So weit mir bekannt ist, wurden bisher fast alle Versuche, irgend welche Verbindungsübersichten als technische Überprüfung und deren Dokumentation zu deklarieren, von den Gerichten verworfen. 

Was also genau eine technische Überprüfung umfassen muss, um zur Zufriedenheit eines Gerichts den Anforderungen des §16 TKV zu genügen, liegt nach meinem Informationsstand noch immer im Dunklen. 

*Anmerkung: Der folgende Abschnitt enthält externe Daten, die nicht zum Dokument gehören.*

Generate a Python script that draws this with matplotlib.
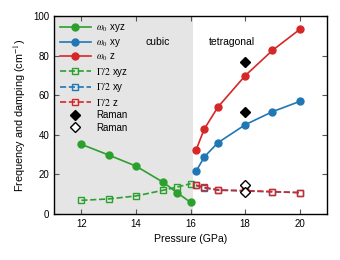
import matplotlib
matplotlib.use("Agg")
import matplotlib.pyplot as plt

plt.rcParams['font.family'] = ['Liberation Sans', 'DejaVu Sans']
plt.rcParams['mathtext.fontset'] = 'stix'

# cubic phase (xyz)
p_cubic = [12, 13, 14, 15, 15.5, 16]
w_xyz = [35.2, 29.8, 24.2, 16.0, 10.8, 5.9]
g_xyz = [6.9, 7.6, 9.1, 12.0, 13.6, 15.3]

# tetragonal phase
p_tet = [16.2, 16.5, 17, 18, 19, 20]
w_xy = [21.5, 28.8, 36.0, 45.1, 51.7, 56.9]
w_z = [32.3, 42.9, 54.0, 69.9, 82.7, 93.3]
g_xy = [14.4, 13.2, 12.0, 11.6, 11.2, 10.8]
g_z = [14.6, 13.5, 12.2, 11.8, 11.3, 10.8]

# Raman
p_raman = [18, 18]
raman_filled = [76.6, 51.4]
raman_open = [14.6, 11.2]

green, blue, red = '#2ca02c', '#1f77b4', '#d62728'

fig = plt.figure(figsize=(3.4, 2.6), dpi=100)
ax = fig.add_axes([0.159, 0.177, 0.803, 0.761])

ax.axvspan(11, 16.1, color='#e5e5e5', lw=0, zorder=0)

ax.plot(p_cubic, w_xyz, '-o', color=green, ms=5, lw=1.2, label=r'$\omega_0$ xyz', zorder=3)
ax.plot(p_tet, w_xy, '-o', color=blue, ms=5, lw=1.2, label=r'$\omega_0$ xy', zorder=3)
ax.plot(p_tet, w_z, '-o', color=red, ms=5, lw=1.2, label=r'$\omega_0$ z', zorder=3)
ax.plot(p_cubic, g_xyz, '--s', color=green, ms=5, mfc='none', mew=1.0, lw=1.2, label=r'$\Gamma/2$ xyz', zorder=3)
ax.plot(p_tet, g_xy, '--s', color=blue, ms=5, mfc='none', mew=1.0, lw=1.2, label=r'$\Gamma/2$ xy', zorder=3)
ax.plot(p_tet, g_z, '--s', color=red, ms=5, mfc='none', mew=1.0, lw=1.2, label=r'$\Gamma/2$ z', zorder=3)
ax.plot(p_raman, raman_filled, 'D', color='black', ms=5.5, ls='none', label='Raman', zorder=4)
ax.plot(p_raman, raman_open, 'D', color='black', mfc='white', mew=1.0, ms=5.5, ls='none', label='Raman', zorder=4)

ax.text(14.8, 87, 'cubic', fontsize=7.5, ha='center', va='center')
ax.text(17.5, 87, 'tetragonal', fontsize=7.5, ha='center', va='center')

ax.set_xlim(11, 21)
ax.set_ylim(0, 100)
ax.set_xticks([12, 14, 16, 18, 20])
ax.set_yticks([0, 20, 40, 60, 80, 100])
ax.tick_params(direction='in', top=True, right=True, labelsize=7, length=3.5, width=0.8, color='#555555')
ax.set_xlabel('Pressure (GPa)', fontsize=7.6)
ax.set_ylabel(r'Frequency and damping (cm$^{-1}$)', fontsize=7.8)
for s in ax.spines.values():
    s.set_linewidth(1.0)

leg = ax.legend(loc='upper left', fontsize=7, frameon=False, handlelength=3.1,
                labelspacing=0.26, borderaxespad=0.25, handletextpad=0.6)

fig.savefig('out.png', dpi=100)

Wegen dieser Grauzone, dem damit verbundenen Kostenrisiko und den möglichen Auswirkungen auf den laufenden Betrieb zeigen sich nach meiner Erfahrung die Netzbetreiber bei verbraucherseitiger Forderung der technischen Überprüfung plötzlich sehr kooperationsbereit, die strittige Angelegenheit einvernehmlich zu klären, ohne eine dokumentierte Überprüfung liefern zu müssen.

Kann hier schon Jemand eine von einem Gericht akzeptierte Dokumentation einer technischen Überprüfung vorweisen (habe mit Suchfunktion nichts gefunden)?

/ESC


----------



## Reducal (10 Dezember 2005)

ESC schrieb:
			
		

> Kann hier schon Jemand eine von einem Gericht akzeptierte Dokumentation einer technischen Überprüfung vorweisen (habe mit Suchfunktion nichts gefunden)?

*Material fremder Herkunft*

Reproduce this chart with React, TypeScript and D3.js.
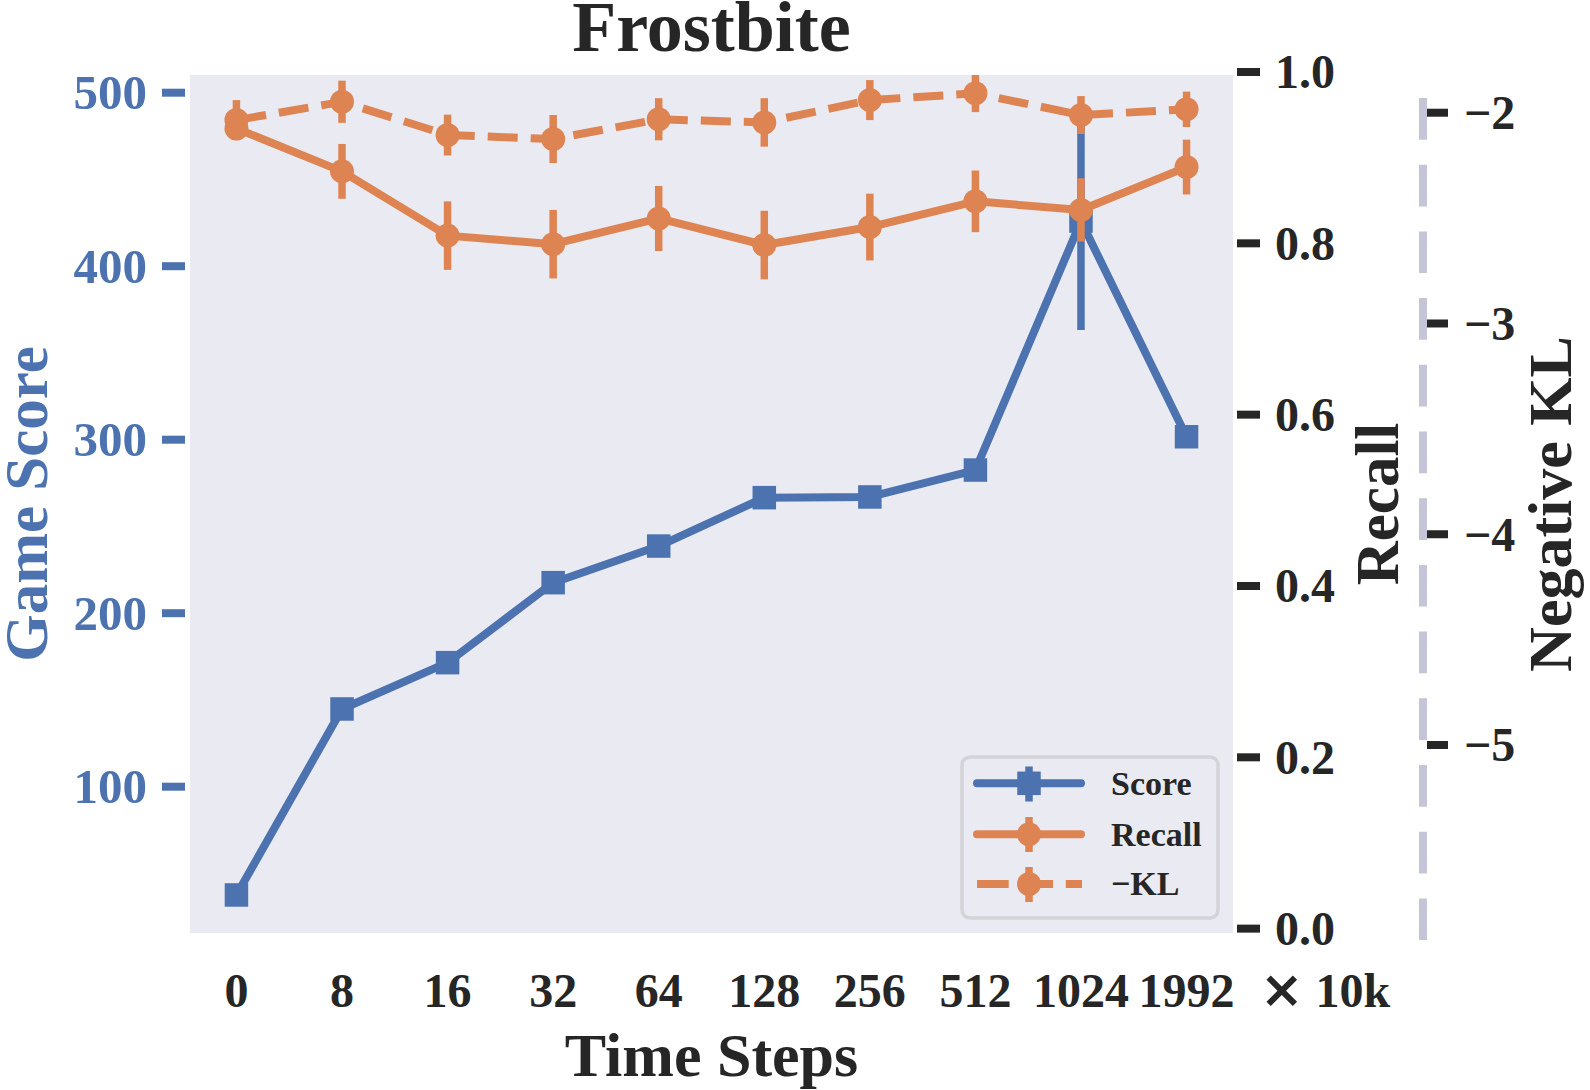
import React from 'react';
import * as d3 from 'd3';

const steps = ['0', '8', '16', '32', '64', '128', '256', '512', '1024', '1992'];
const scoreMean = [37.6, 144.8, 171.5, 217.6, 238.7, 266.6, 267.0, 282.5, 426.0, 301.7];
const scoreErr = [3, 4, 3, 4, 3, 4, 3, 4, 62.8, 4];
const recallMean = [0.934, 0.884, 0.809, 0.799, 0.829, 0.798, 0.819, 0.849, 0.839, 0.889];
const recallErr = [0.012, 0.032, 0.04, 0.04, 0.038, 0.04, 0.039, 0.036, 0.037, 0.032];
const negKLMean = [-2.035, -1.948, -2.106, -2.125, -2.031, -2.046, -1.94, -1.908, -2.011, -1.984];
const negKLErr = [0.095, 0.1, 0.097, 0.114, 0.1, 0.115, 0.095, 0.089, 0.09, 0.084];
const scoreTicks = [100, 200, 300, 400, 500];
const recallTicks = [0, 0.2, 0.4, 0.6, 0.8, 1.0];
const klTicks = [-2, -3, -4, -5];

const W = 1590;
const H = 1090;
const L = 190, R = 1233, T = 75, B = 933;
const BLUE = '#4c72b0';
const ORANGE = '#dd8452';
const DARK = '#262626';
const FONT = "'Liberation Serif', 'Times New Roman', serif";

export default function App() {
  const x = d3.scaleLinear().domain([-0.44, steps.length - 1 + 0.44]).range([L, R]);
  const yS = d3.scaleLinear().domain([15.68, 510.2]).range([B, T]);
  const yR = d3.scaleLinear().domain([-0.0051, 0.9965]).range([B, T]);
  const yK = d3.scaleLinear().domain([-5.892, -1.821]).range([B, T]);

  const idx = steps.map((_, i) => i);
  const line = (ys: d3.ScaleLinear<number, number>, vals: number[]) =>
    d3.line<number>().x((i) => x(i)).y((i) => ys(vals[i]))(idx) || '';

  const minus = (v: number) => (v < 0 ? '\u2212' + Math.abs(v) : String(v));

  const lw = 8;
  const sq = 23.5;
  const cr = 12;

  return (
    <svg width={W} height={H} style={{ position: 'absolute', left: 0, top: 0, background: '#fff' }}
      fontFamily={FONT} fontWeight="bold">
      <defs>
        <clipPath id="plotclip">
          <rect x={L} y={T} width={R - L} height={B - T} />
        </clipPath>
      </defs>
      <rect x={L} y={T} width={R - L} height={B - T} fill="#eaeaf2" />

      <g clipPath="url(#plotclip)">
        {/* Score */}
        {idx.map((i) => (
          <line key={'se' + i} x1={x(i)} x2={x(i)} y1={yS(scoreMean[i] - scoreErr[i])} y2={yS(scoreMean[i] + scoreErr[i])}
            stroke={BLUE} strokeWidth={7.5} />
        ))}
        <path d={line(yS, scoreMean)} fill="none" stroke={BLUE} strokeWidth={lw} strokeLinejoin="round" />
        {idx.map((i) => (
          <rect key={'sm' + i} x={x(i) - sq / 2} y={yS(scoreMean[i]) - sq / 2} width={sq} height={sq} fill={BLUE} />
        ))}

        {/* Recall */}
        {idx.map((i) => (
          <line key={'re' + i} x1={x(i)} x2={x(i)} y1={yR(recallMean[i] - recallErr[i])} y2={yR(recallMean[i] + recallErr[i])}
            stroke={ORANGE} strokeWidth={7.5} />
        ))}
        <path d={line(yR, recallMean)} fill="none" stroke={ORANGE} strokeWidth={lw} strokeLinejoin="round" />
        {idx.map((i) => (
          <circle key={'rm' + i} cx={x(i)} cy={yR(recallMean[i])} r={cr} fill={ORANGE} />
        ))}

        {/* -KL */}
        {idx.map((i) => (
          <line key={'ke' + i} x1={x(i)} x2={x(i)} y1={yK(negKLMean[i] - negKLErr[i])} y2={yK(negKLMean[i] + negKLErr[i])}
            stroke={ORANGE} strokeWidth={7.5} />
        ))}
        <path d={line(yK, negKLMean)} fill="none" stroke={ORANGE} strokeWidth={lw} strokeDasharray="30 13" />
        {idx.map((i) => (
          <circle key={'km' + i} cx={x(i)} cy={yK(negKLMean[i])} r={cr} fill={ORANGE} />
        ))}
      </g>

      {/* Left axis: Game Score */}
      {scoreTicks.map((t) => (
        <g key={'st' + t}>
          <line x1={162} x2={185} y1={yS(t)} y2={yS(t)} stroke={BLUE} strokeWidth={8} />
          <text x={147} y={yS(t)} dy="0.34em" textAnchor="end" fontSize={49} fill={BLUE}>{t}</text>
        </g>
      ))}
      <text transform={`translate(47, ${(T + B) / 2}) rotate(-90)`} textAnchor="middle" fontSize={61} fill={BLUE}>Game Score</text>

      {/* Recall axis */}
      {recallTicks.map((t) => (
        <g key={'rt' + t}>
          <line x1={1237} x2={1260} y1={yR(t)} y2={yR(t)} stroke={DARK} strokeWidth={8} />
          <text x={1275} y={yR(t)} dy="0.34em" textAnchor="start" fontSize={48} fill={DARK}>{t.toFixed(1)}</text>
        </g>
      ))}
      <text transform={`translate(1398, ${(T + B) / 2}) rotate(-90)`} textAnchor="middle" fontSize={61} fill={DARK}>Recall</text>

      {/* Negative KL axis */}
      <line x1={1423} x2={1423} y1={98} y2={940} stroke="#c5c5d8" strokeWidth={8} strokeDasharray="41.7 25" />
      {klTicks.map((t) => (
        <g key={'kt' + t}>
          <line x1={1427} x2={1448} y1={yK(t)} y2={yK(t)} stroke={DARK} strokeWidth={8} />
          <text x={1464} y={yK(t)} dy="0.34em" textAnchor="start" fontSize={48} fill={DARK}>{minus(t)}</text>
        </g>
      ))}
      <text transform={`translate(1571, ${(T + B) / 2}) rotate(-90)`} textAnchor="middle" fontSize={62} fill={DARK}>Negative KL</text>

      {/* X axis */}
      {steps.map((s, i) => (
        <text key={'xt' + s} x={x(i)} y={1007} textAnchor="middle" fontSize={48} fill={DARK}>{s}</text>
      ))}
      <text x={1260} y={1007} textAnchor="start" fontSize={48} fill={DARK}>
        <tspan fontSize={52} fontFamily="'DejaVu Sans', sans-serif">{'\u00d7'}</tspan>
        <tspan>{' 10k'}</tspan>
      </text>
      <text x={(L + R) / 2} y={1076} textAnchor="middle" fontSize={62} fill={DARK}>Time Steps</text>

      {/* Title */}
      <text x={(L + R) / 2} y={51} textAnchor="middle" fontSize={72} fill={DARK}>Frostbite</text>

      {/* Legend */}
      <g>
        <rect x={962} y={757} width={256} height={161} rx={8} fill="#eaeaf2" stroke="#d4d4d8" strokeWidth={3.5} />
        {/* Score */}
        <line x1={977} x2={1081} y1={783.3} y2={783.3} stroke={BLUE} strokeWidth={lw} strokeLinecap="round" />
        <line x1={1029} x2={1029} y1={766.5} y2={801.5} stroke={BLUE} strokeWidth={7.5} />
        <rect x={1029 - sq / 2} y={783.3 - sq / 2} width={sq} height={sq} fill={BLUE} />
        <text x={1111} y={783.3} dy="0.33em" fontSize={34} fill={DARK}>Score</text>
        {/* Recall */}
        <line x1={977} x2={1081} y1={834.3} y2={834.3} stroke={ORANGE} strokeWidth={lw} strokeLinecap="round" />
        <line x1={1029} x2={1029} y1={817} y2={852} stroke={ORANGE} strokeWidth={7.5} />
        <circle cx={1029} cy={834.3} r={cr} fill={ORANGE} />
        <text x={1111} y={834.3} dy="0.33em" fontSize={34} fill={DARK}>Recall</text>
        {/* -KL */}
        <line x1={977} x2={1082} y1={884} y2={884} stroke={ORANGE} strokeWidth={lw} strokeDasharray="31.7 12.7" />
        <line x1={1029} x2={1029} y1={867} y2={902} stroke={ORANGE} strokeWidth={7.5} />
        <circle cx={1029} cy={884} r={cr} fill={ORANGE} />
        <text x={1111} y={884} dy="0.33em" fontSize={34} fill={DARK}>{'\u2212KL'}</text>
      </g>
    </svg>
  );
}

Ich glaube, im richtigen Leben (fernab von Recht und Gesetz, im Reich der Gewinnoptimierung) gibt es das gar nicht. Wozu auch? Mit kulantem Abspeisen des Kunden und Verzicht von Forderungen, ohne Anerkennung einer Rechtspflicht, sind die Telkos günstiger bei der Sache.


----------



## ESC (10 Dezember 2005)

Reducal schrieb:
			
		

> Ich glaube, im richtigen Leben (fernab von Recht und Gesetz, im Reich der Gewinnoptimierung) gibt es das gar nicht.



Ganz meine Meinung. Ohne klare (Muster-) Vorgaben könnte sich das für den Betreiber als Fass ohne Boden erweisen. 

/ESC


----------



## rolf76 (11 Dezember 2005)

Der Entwurf
einer Telekommunikations-Kundenschutzverordnung (TKV 2003) wollte diesem Problem Rechnung tragen.

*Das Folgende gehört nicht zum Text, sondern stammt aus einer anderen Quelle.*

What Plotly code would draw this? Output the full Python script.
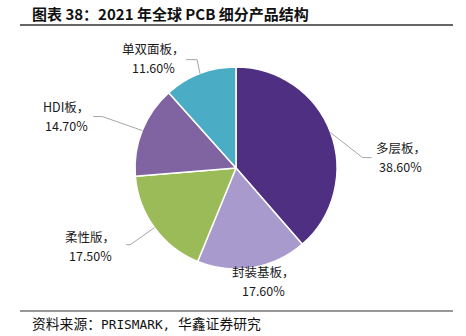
import math
import plotly.graph_objects as go

# ---- data ----
categories = ["多层板", "封装基板", "柔性版", "HDI板", "单双面板"]
values = [38.6, 17.6, 17.5, 14.7, 11.6]
value_labels = ["38.60%", "17.60%", "17.50%", "14.70%", "11.60%"]
colors = ["#4E2F82", "#A89ACD", "#9BBB59", "#8064A2", "#4BACC6"]

title_text = "图表 38：2021 年全球 PCB 细分产品结构"
source_cjk1 = "资料来源："
source_latin = "PRISMARK,"
source_cjk2 = "华鑫证券研究"

# ---- layout (pixels) ----
W, H = 466, 336
cx, cy, R = 236, 168, 101

# label offsets (pixels, relative to slice mid-point on rim)
label_offsets = [(70, 24), (11, 13), (-64, 18), (-76, -15), (-47, -16)]
# leader elbows (relative to rim point); None = no leader
leader_paths = [
    [(32, 25), (41, 25)],
    None,
    [(-24, 17), (-28, 17)],
    [(-40, -14), (-49, -14)],
    [(-3, -14), (-14, -14)],
]

def px(x, y):
    return x / W, 1 - y / H

fig = go.Figure()
x0, y1 = px(cx - R, cy - R)
x1, y0 = px(cx + R, cy + R)
fig.add_trace(go.Pie(
    labels=categories, values=values, sort=False, direction="clockwise",
    rotation=0, marker=dict(colors=colors, line=dict(color="white", width=1.5)),
    textinfo="none", hoverinfo="label+percent", showlegend=False,
    domain=dict(x=[x0, x1], y=[y0, y1]),
))

total = sum(values)
cum = 0
annotations = []
shapes = []
font_lbl = "Noto Sans CJK SC"
for i, v in enumerate(values):
    mid = (cum + v / 2) / total
    cum += v
    th = 2 * math.pi * mid
    ax_, ay_ = cx + R * math.sin(th), cy - R * math.cos(th)
    dx, dy = label_offsets[i]
    for k, txt in enumerate([f"{categories[i]}，", value_labels[i]]):
        lx, ly = px(ax_ + dx, ay_ + dy - 9.5 + 19 * k)
        annotations.append(dict(
            x=lx, y=ly, xref="paper", yref="paper", showarrow=False,
            text=txt, font=dict(family=font_lbl, size=12.5, color="#1a1a1a"),
            xanchor="center", yanchor="middle",
        ))
    if leader_paths[i]:
        pts = [(ax_, ay_)] + [(ax_ + a, ay_ + b) for a, b in leader_paths[i]]
        path = "M " + " L ".join(f"{p[0]/W},{1-p[1]/H}" for p in pts)
        shapes.append(dict(type="path", path=path, xref="paper", yref="paper",
                           line=dict(color="#A6A6A6", width=1)))

# title & source rules
shapes.append(dict(type="line", xref="paper", yref="paper",
                   x0=20 / W, x1=453 / W, y0=1 - 25 / H, y1=1 - 25 / H,
                   line=dict(color="#333333", width=1.5)))
shapes.append(dict(type="line", xref="paper", yref="paper",
                   x0=20 / W, x1=453 / W, y0=1 - 311 / H, y1=1 - 311 / H,
                   line=dict(color="#333333", width=1.2)))
annotations.append(dict(
    x=30 / W, y=1 - 14 / H, xref="paper", yref="paper", showarrow=False,
    text=f"<b>{title_text}</b>", xanchor="left", yanchor="middle",
    font=dict(family="Noto Sans CJK SC", size=15, color="#111111"),
))
annotations.append(dict(
    x=30 / W, y=1 - 323 / H, xref="paper", yref="paper", showarrow=False,
    text=(f"{source_cjk1}<span style='font-family:DejaVu Sans Mono;font-size:12.8px'>"
          f"{source_latin} </span>{source_cjk2}"),
    xanchor="left", yanchor="middle",
    font=dict(family="Noto Sans CJK SC", size=13.8, color="#111111"),
))

fig.update_layout(
    width=W, height=H, margin=dict(l=0, r=0, t=0, b=0),
    paper_bgcolor="white", plot_bgcolor="white",
    annotations=annotations, shapes=shapes,
)
fig.write_html("out.html")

> *§ 13 TKV 2003 Entgeltforderungen*
> (1) Erhebt ein Kunde Einwendungen gegen die Höhe der ihm in Rechnung gestellten Verbindungsentgelte, so ist das Verbindungsaufkommen unter Wahrung des Schutzes der Mitbenutzer auch ohne Auftrag zur Erteilung eines Einzelverbindungsnachweises nach den einzelnen Verbindungsdaten aufzuschlüsseln und eine technische Prüfung durchzuführen, deren Dokumentation dem Kunden auf Verlangen vorzulegen ist. Erhebt ein Kunde Einwendungen gegen Entgelte, die nicht ausschließlich Gegenleistung einer Verbindungsleistung sind, so ist er über den Grund und Gegenstand des Entgeltanspruches, insbesondere die Art und den verantwortlichen Anbieter einer neben der Verbindung erbrachten Leistung, zu unterrichten.
> (2) Die Regulierungsbehörde kann für die Durchführung der technischen Prüfung nach Absatz 1 Standards verbindlich festlegen.
> (3) Soweit aus technischen Gründen oder auf Wunsch des Kunden keine Verbindungsdaten gespeichert oder gespeicherte Verbindungsdaten auf Wunsch des Kunden oder auf Grund rechtlicher Verpflichtung gelöscht wurden, trifft den Anbieter keine Nachweispflicht für die Einzelverbindungen. Eine Speicherung darf nur dann nicht erfolgen, wenn der Kunde zu dem Zeitpunkt, zu dem er auf die Speicherung seiner
> ...





> *Begründung zu § 13 (Nachweis der Entgeltforderungen)*
> Weil die Kosten einer umfassenden Prüfung in vielen Fällen außer Verhältnis zum strittigen Verbindungsentgelt stehen, ist die Regelung in Absatz 2 erforderlich. Aus diesem Grund wird der Verpflichtung häufig ausgewichen. Um eine ausgewogene Lösung zwischen Unternehmens- und Verbraucherinteressen zu erreichen, ist eine verbindliche Festlegung der Standards erforderlich.



Wieso wurde dieser Vorschlag denn nicht umgesetzt?


----------